Goal of the exercise. Below are records; please write out exactly the lines from the first line through the line containing "0.5, 0.5, 0.9]", with no pictures.

Records with drawing code.
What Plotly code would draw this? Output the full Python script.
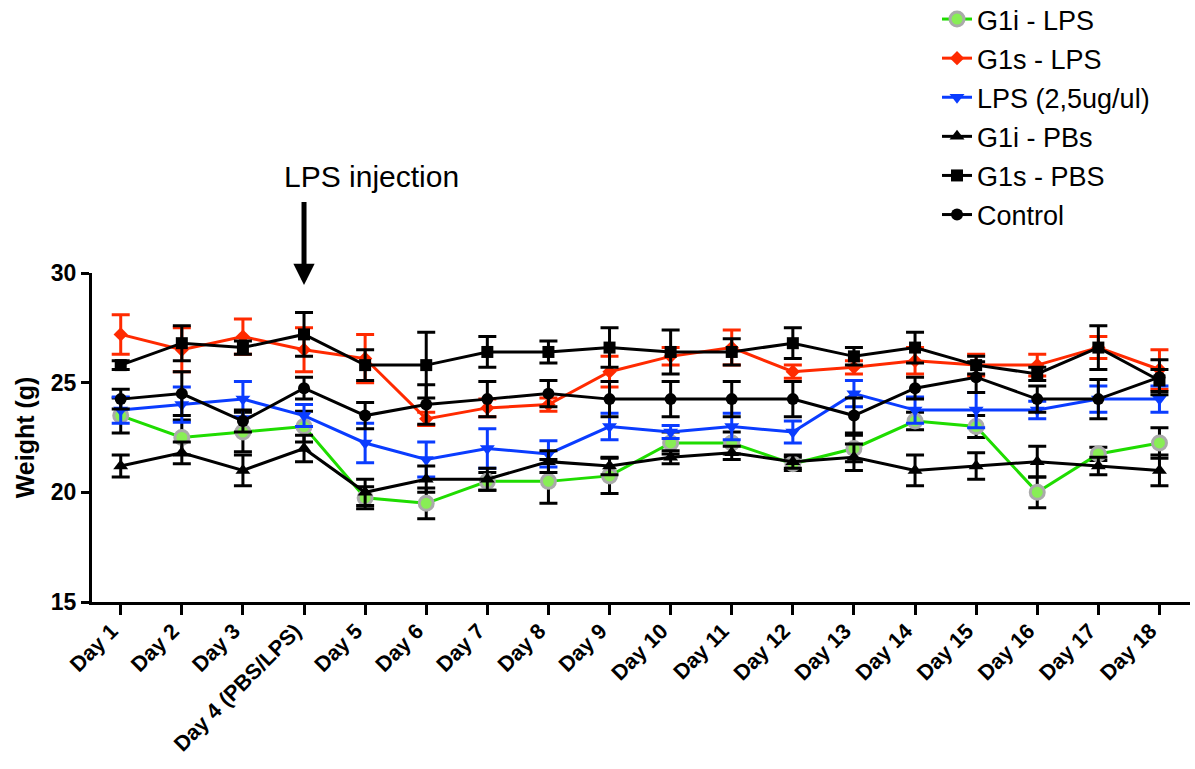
import plotly.graph_objects as go

days = ["Day 1", "Day 2", "Day 3", "Day 4 (PBS/LPS)", "Day 5", "Day 6", "Day 7", "Day 8",
        "Day 9", "Day 10", "Day 11", "Day 12", "Day 13", "Day 14", "Day 15", "Day 16",
        "Day 17", "Day 18"]

g1i_lps = [23.5, 22.5, 22.75, 23.0, 19.75, 19.5, 20.5, 20.5, 20.75, 22.25, 22.25, 21.3, 22.0, 23.25, 23.0, 20.0, 21.75, 22.25]
g1i_lps_err = [0.8, 0.8, 0.9, 0.7, 0.5, 0.7, 0.4, 1.0, 0.8, 0.5, 0.5, 0.3, 0.6, 0.4, 0.5, 0.7, 0.3, 0.7]

g1s_lps = [27.2, 26.5, 27.1, 26.5, 26.1, 23.35, 23.85, 24.0, 25.5, 26.2, 26.6, 25.5, 25.7, 26.0, 25.8, 25.8, 26.6, 25.6]
g1s_lps_err = [0.9, 1.0, 0.8, 1.0, 1.1, 0.3, 0.4, 0.3, 0.7, 0.4, 0.8, 0.3, 0.3, 0.6, 0.5, 0.5, 0.5, 0.9]

lps = [23.75, 24.0, 24.25, 23.5, 22.25, 21.5, 22.0, 21.75, 23.0, 22.75, 23.0, 22.75, 24.5, 23.75, 23.75, 23.75, 24.25, 24.25]
lps_err = [0.6, 0.8, 0.8, 0.5, 0.9, 0.8, 0.9, 0.6, 0.6, 0.3, 0.6, 0.5, 0.6, 0.6, 0.8, 0.4, 0.6, 0.6]

g1i_pbs = [21.2, 21.8, 21.0, 22.0, 20.0, 20.6, 20.6, 21.4, 21.2, 21.6, 21.8, 21.4, 21.6, 21.0, 21.2, 21.4, 21.2, 21.0]
g1i_pbs_err = [0.5, 0.5, 0.7, 0.6, 0.6, 0.6, 0.5, 0.5, 0.4, 0.3, 0.3, 0.3, 0.6, 0.7, 0.6, 0.7, 0.4, 0.7]

g1s_pbs = [25.8, 26.8, 26.6, 27.2, 25.8, 25.8, 26.4, 26.4, 26.6, 26.4, 26.4, 26.8, 26.2, 26.6, 25.8, 25.4, 26.6, 25.1]
g1s_pbs_err = [0.2, 0.8, 0.3, 1.0, 0.7, 1.5, 0.7, 0.5, 0.9, 1.0, 0.6, 0.7, 0.4, 0.7, 0.4, 0.3, 1.0, 0.5]

control = [24.25, 24.5, 23.25, 24.75, 23.5, 24.0, 24.25, 24.5, 24.25, 24.25, 24.25, 24.25, 23.5, 24.75, 25.25, 24.25, 24.25, 25.25]
control_err = [0.45, 1.0, 0.5, 0.5, 0.6, 0.9, 0.8, 0.6, 0.8, 0.8, 0.8, 0.8, 0.8, 0.5, 0.7, 0.6, 0.9, 0.8]

series = [
    ("G1i - LPS", g1i_lps, g1i_lps_err, "#1fdc00", dict(symbol="circle", size=14, color="#88ee55", line=dict(color="#aaaaaa", width=3)), "#000000"),
    ("G1s - LPS", g1s_lps, g1s_lps_err, "#ff2a00", dict(symbol="diamond", size=11, color="#ff2a00"), "#ff2a00"),
    ("LPS (2,5ug/ul)", lps, lps_err, "#0a3cff", dict(symbol="triangle-down", size=13, color="#0a3cff"), "#0a3cff"),
    ("G1i - PBs", g1i_pbs, g1i_pbs_err, "#000000", dict(symbol="triangle-up", size=13, color="#000000"), "#000000"),
    ("G1s - PBS", g1s_pbs, g1s_pbs_err, "#000000", dict(symbol="square", size=12, color="#000000"), "#000000"),
    ("Control", control, control_err, "#000000", dict(symbol="circle", size=12, color="#000000"), "#000000"),
]

fig = go.Figure()
for i, (name, vals, err, col, mk, ecol) in enumerate(series):
    fig.add_trace(go.Scatter(
        x=days, y=vals, name=name, mode="lines+markers",
        line=dict(color=col, width=3), marker=mk,
        error_y=dict(type="data", array=err, visible=True, color=ecol, thickness=3, width=9),
        legendgroup="g%d" % i,
    ))

font_fam = "Liberation Sans, Arial, sans-serif"

fig.update_layout(
    width=1195, height=769,
    margin=dict(l=92, r=5, t=273, b=167, autoexpand=False),
    paper_bgcolor="white", plot_bgcolor="white",
    font=dict(family=font_fam, color="black"),
    showlegend=True,
    legend=dict(x=0.7696, y=1.845, xanchor="left", yanchor="top",
                font=dict(size=27, family=font_fam), tracegroupgap=1,
                bgcolor="rgba(0,0,0,0)"),
    xaxis=dict(type="category", range=[-0.47, 17.5], showline=True, linewidth=3, linecolor="black",
               ticks="outside", ticklen=10, tickwidth=3, tickcolor="black", tickangle=-45, automargin=False,
               ticklabelshift=-9, ticklabelstandoff=-5,
               tickfont=dict(size=21.5, family=font_fam, weight="bold"), showgrid=False, zeroline=False),
    yaxis=dict(range=[15, 30], tickvals=[15, 20, 25, 30], showline=True, linewidth=3, linecolor="black",
               ticks="outside", ticklen=8, tickwidth=3, tickcolor="black", automargin=False,
               tickfont=dict(size=23, family=font_fam, weight="bold"), showgrid=False, zeroline=False,
               title=dict(text="Weight (g)", font=dict(size=25, family=font_fam, weight="bold"), standoff=10)),
)

fig.add_annotation(x=3, y=29.45, ax=3, ay=33.3, xref="x", yref="y", axref="x", ayref="y",
                   text="", showarrow=True, arrowhead=2, arrowsize=0.85, arrowwidth=5, arrowcolor="black")
fig.add_annotation(x=4.1, y=1.292, xref="x", yref="paper", yanchor="middle", text="LPS injection",
                   showarrow=False, font=dict(size=30, family=font_fam, color="black"))

fig.write_html("out.html")
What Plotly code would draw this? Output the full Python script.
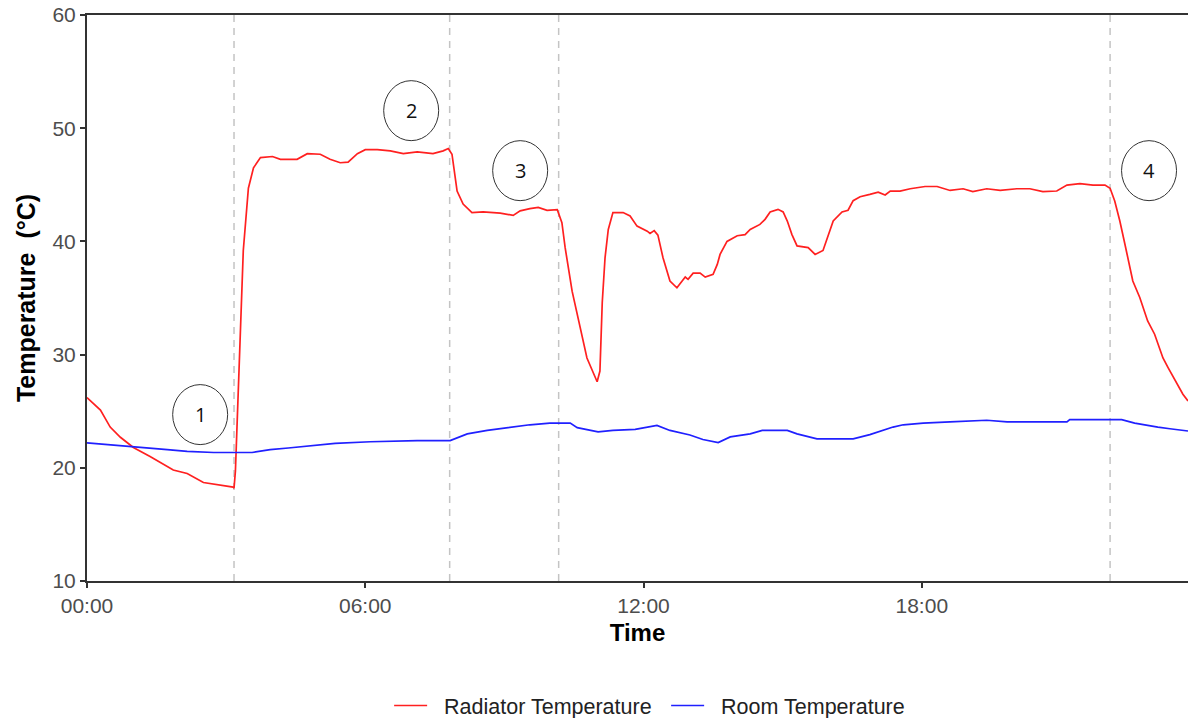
import plotly.graph_objects as go

# ---- data (time in hours since 00:00) ----
rad_hours = [0.00, 0.29, 0.50, 0.72, 1.00, 1.36, 1.86, 2.16, 2.51, 2.87, 3.15,
             3.17, 3.20, 3.22, 3.26, 3.30, 3.37, 3.48, 3.59, 3.74, 4.00, 4.17, 4.53,
             4.75, 5.03, 5.24, 5.46, 5.63, 5.83, 6.00, 6.26, 6.54, 6.82, 7.12, 7.46,
             7.68, 7.79, 7.87, 7.98, 8.11, 8.30, 8.54, 8.91, 9.19, 9.34, 9.55, 9.73,
             9.92, 10.14, 10.24, 10.31, 10.46, 10.63, 10.78, 11.00, 11.06, 11.11,
             11.17, 11.24, 11.34, 11.56, 11.71, 11.86, 12.08, 12.14, 12.23, 12.31,
             12.42, 12.57, 12.72, 12.90, 12.96, 13.07, 13.22, 13.33, 13.50, 13.59,
             13.65, 13.80, 14.02, 14.19, 14.30, 14.51, 14.62, 14.73, 14.90, 15.01,
             15.10, 15.20, 15.31, 15.55, 15.70, 15.87, 15.96, 16.09, 16.28, 16.41,
             16.52, 16.67, 16.88, 17.06, 17.21, 17.32, 17.53, 17.75, 18.07, 18.33,
             18.61, 18.89, 19.10, 19.40, 19.69, 20.05, 20.33, 20.61, 20.91, 21.13,
             21.41, 21.69, 21.95, 22.06, 22.16, 22.27, 22.38, 22.55, 22.70, 22.87,
             23.02, 23.20, 23.31, 23.50, 23.63, 23.74]
rad_temp = [26.2, 25.1, 23.6, 22.7, 21.8, 21.0, 19.8, 19.5, 18.7, 18.45, 18.3,
            18.2, 19.7, 22.0, 26.5, 32.0, 39.2, 44.7, 46.5, 47.4, 47.5, 47.25, 47.25,
            47.75, 47.7, 47.25, 46.95, 47.0, 47.75, 48.1, 48.1, 48.0, 47.75, 47.9, 47.75,
            48.0, 48.2, 47.7, 44.45, 43.3, 42.55, 42.6, 42.5, 42.3, 42.7, 42.9, 43.0,
            42.75, 42.8, 41.65, 39.45, 35.6, 32.4, 29.7, 27.6, 28.55, 34.6,
            38.55, 41.05, 42.55, 42.55, 42.25, 41.35, 40.9, 40.7, 40.95, 40.55,
            38.55, 36.5, 35.9, 36.85, 36.65, 37.2, 37.2, 36.85, 37.1, 37.97,
            38.85, 40.0, 40.5, 40.6, 41.05, 41.5, 41.95, 42.6, 42.83, 42.6,
            41.8, 40.6, 39.6, 39.45, 38.85, 39.2, 40.3, 41.8, 42.6, 42.75,
            43.6, 43.95, 44.15, 44.35, 44.1, 44.45, 44.45, 44.65, 44.85, 44.85,
            44.5, 44.65, 44.4, 44.65, 44.5, 44.65, 44.65, 44.4, 44.45, 44.98,
            45.1, 44.98, 44.98, 44.7, 43.57, 41.8, 39.75, 36.5, 35.05, 32.97,
            31.8, 29.7, 28.85, 27.4, 26.5, 25.9]

room_hours = [0.00, 0.66, 1.73, 2.16, 2.73, 3.56, 3.95, 4.34, 4.81, 5.35, 6.11,
              7.12, 7.83, 8.20, 8.63, 9.19, 9.55, 9.98, 10.42, 10.57, 11.02, 11.34,
              11.82, 12.29, 12.57, 13.00, 13.28, 13.61, 13.87, 14.30, 14.56, 15.10,
              15.31, 15.74, 16.52, 16.88, 17.38, 17.60, 18.03, 18.61, 19.40, 19.84,
              21.13, 21.19, 22.31, 22.59, 22.85, 23.09, 23.35, 23.74]
room_temp = [22.2, 21.95, 21.6, 21.45, 21.35, 21.35, 21.6, 21.75, 21.95, 22.15, 22.3,
             22.4, 22.4, 23.0, 23.3, 23.6, 23.8, 23.95, 23.95, 23.55, 23.17, 23.3,
             23.4, 23.75, 23.3, 22.9, 22.5, 22.23, 22.73, 23.0, 23.3, 23.3,
             23.0, 22.55, 22.55, 22.93, 23.6, 23.8, 23.95, 24.05, 24.2, 24.05,
             24.05, 24.25, 24.25, 23.95, 23.75, 23.6, 23.45, 23.25]

event_hours = [3.17, 7.82, 10.17, 22.06]
marker_labels = ["1", "2", "3", "4"]
marker_x = [2.44, 6.99, 9.34, 22.90]
marker_y = [24.7, 51.55, 46.25, 46.25]

series_names = ["Radiator Temperature", "Room Temperature"]
x_tickvals = [0, 6, 12, 18]
x_ticktext = ["00:00", "06:00", "12:00", "18:00"]
y_tickvals = [10, 20, 30, 40, 50, 60]

pad = "\u00a0\u00a0"
fig = go.Figure()
fig.add_trace(go.Scatter(x=rad_hours, y=rad_temp, mode="lines",
                         name=pad + series_names[0],
                         line=dict(color="#ff2020", width=1.7)))
fig.add_trace(go.Scatter(x=room_hours, y=room_temp, mode="lines",
                         name=pad + series_names[1],
                         line=dict(color="#2020ff", width=1.7)))

for h in event_hours:
    fig.add_shape(type="line", xref="x", yref="paper", x0=h, x1=h, y0=0, y1=1,
                  line=dict(color="#c4c4c4", width=1.5, dash="7px,6px"), layer="below")

for lab, cx, cy in zip(marker_labels, marker_x, marker_y):
    fig.add_shape(type="circle", xref="x", yref="y",
                  xsizemode="pixel", ysizemode="pixel",
                  xanchor=cx, yanchor=cy, x0=-27.5, x1=27.5, y0=-30, y1=30,
                  line=dict(color="#333333", width=1))
    fig.add_annotation(x=cx, y=cy, text=lab, showarrow=False,
                       font=dict(family="Open Sans, Liberation Sans", size=20, color="#111111"))

axis_font = dict(family="Liberation Sans, Arial", size=21, color="#4d4d4d")
fig.update_layout(
    width=1190, height=718,
    margin=dict(l=87, r=2, t=15, b=137, autoexpand=False),
    plot_bgcolor="white", paper_bgcolor="white",
    showlegend=True,
    legend=dict(orientation="h", x=0.526, xanchor="center", y=-0.22, yanchor="middle",
                font=dict(family="Liberation Sans, Arial", size=21.5, color="#222222"),
                itemwidth=33, entrywidth=229),
    xaxis=dict(range=[0, 23.74], tickvals=x_tickvals, ticktext=x_ticktext,
               showgrid=False, zeroline=False, showline=True, linecolor="#333333",
               linewidth=2, mirror=True, ticks="outside", ticklen=5, tickwidth=1.5,
               tickcolor="#333333", tickfont=axis_font, automargin=False,
               title=dict(text="<b>Time</b>", standoff=8,
                          font=dict(family="Liberation Sans, Arial", size=24, color="#000000"))),
    yaxis=dict(range=[10, 60], tickvals=y_tickvals,
               showgrid=False, zeroline=False, showline=True, linecolor="#333333",
               linewidth=2, ticks="outside", ticklen=5, tickwidth=1.5,
               tickcolor="#333333", tickfont=axis_font, automargin=False,
               title=dict(text="<b>Temperature  (°C)</b>", standoff=10,
                          font=dict(family="Liberation Sans, Arial", size=25, color="#000000"))),
)

fig.write_html("out.html", config={"displayModeBar": False},
               post_script="document.body.style.margin='0';document.body.style.overflow='hidden';")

Reply.
What Plotly code would draw this? Output the full Python script.
import plotly.graph_objects as go

days = ["Day 1", "Day 2", "Day 3", "Day 4 (PBS/LPS)", "Day 5", "Day 6", "Day 7", "Day 8",
        "Day 9", "Day 10", "Day 11", "Day 12", "Day 13", "Day 14", "Day 15", "Day 16",
        "Day 17", "Day 18"]

g1i_lps = [23.5, 22.5, 22.75, 23.0, 19.75, 19.5, 20.5, 20.5, 20.75, 22.25, 22.25, 21.3, 22.0, 23.25, 23.0, 20.0, 21.75, 22.25]
g1i_lps_err = [0.8, 0.8, 0.9, 0.7, 0.5, 0.7, 0.4, 1.0, 0.8, 0.5, 0.5, 0.3, 0.6, 0.4, 0.5, 0.7, 0.3, 0.7]

g1s_lps = [27.2, 26.5, 27.1, 26.5, 26.1, 23.35, 23.85, 24.0, 25.5, 26.2, 26.6, 25.5, 25.7, 26.0, 25.8, 25.8, 26.6, 25.6]
g1s_lps_err = [0.9, 1.0, 0.8, 1.0, 1.1, 0.3, 0.4, 0.3, 0.7, 0.4, 0.8, 0.3, 0.3, 0.6, 0.5, 0.5, 0.5, 0.9]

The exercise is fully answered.